Si de algo carece el hombre contemporáneo, marcado por la cultura materialista dominante o por «el humanismo inmanentista» de moda —en expresión usada en la Segunda Asamblea del Sínodo para Europa—, es de fe, de la vivencia del encuentro con Dios; y, consiguientemente, de fundamentos sólidos y de orientación verdadera para enfocar al camino de su vida en este mundo. La crisis de fe precede y acompaña siempre las crisis morales y existenciales de las personas y de las sociedades. Despertar en el alma de muchos de nuestros conciudadanos, especialmente de muchos jóvenes, la nostalgia dormida de Dios, avivar el rescoldo de una primera fe, recibida todavía en muchos casos en el seno de la familia, constituye nuestro primer reto personal y pastoral a la hora de adentrarnos espiritual y litúrgicamente en la celebración de este Adviento, lleno de nuevas perspectivas de gracia y salvación, que nos endereza hacia el Gran Jubileo del Año Dos Mil del Nacimiento de Jesucristo Nuestro Salvador.

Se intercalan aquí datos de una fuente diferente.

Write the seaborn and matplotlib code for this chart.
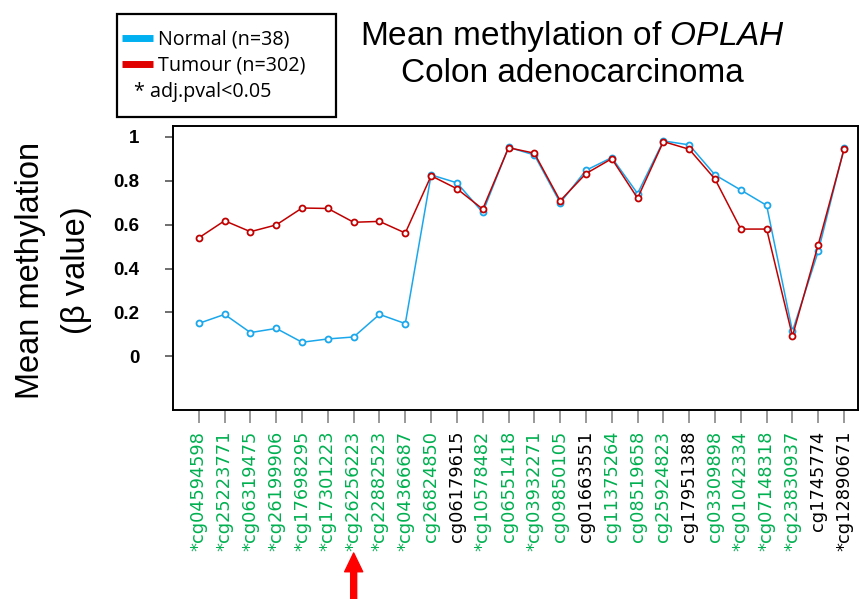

¡Cómo urge que la Iglesia transparente más y más luminosamente la presencia viva del Señor, que ha venido y viene al encuentro del hombre de finales del 2000 en Madrid, en España, en Europa, en todo el mundo! Y… cómo necesita la humanidad actual comprender «cordialmente» que «el Cristianismo comienza con la Encarnación del Verbo», es decir, que en el cristianismo «no sólo es el hombre quien busca a Dios, sino que es Dios quien viene en persona a hablar de sí al hombre y a mostrarle el camino por el cual es posible alcanzarlo» (Juan Pablo II, TMA 6). Porque, además, sólo así el hombre podrá acertar a encontrar al hombre, como a el hermano, al que debe respeto, justicia, solidaridad, amor.
Que la Virgen María, la que desde su Purísima Concepción se abrió incondicionalmente a la voluntad amorosa de Dios Padre para ser Madre del Hijo y Esposa del Espíritu Santo, nos enseñe a vivir el Adviento del Año Dos Mil como el comienzo de una nueva era de la Evangelización, vivida en la comunión misionera de la Iglesia.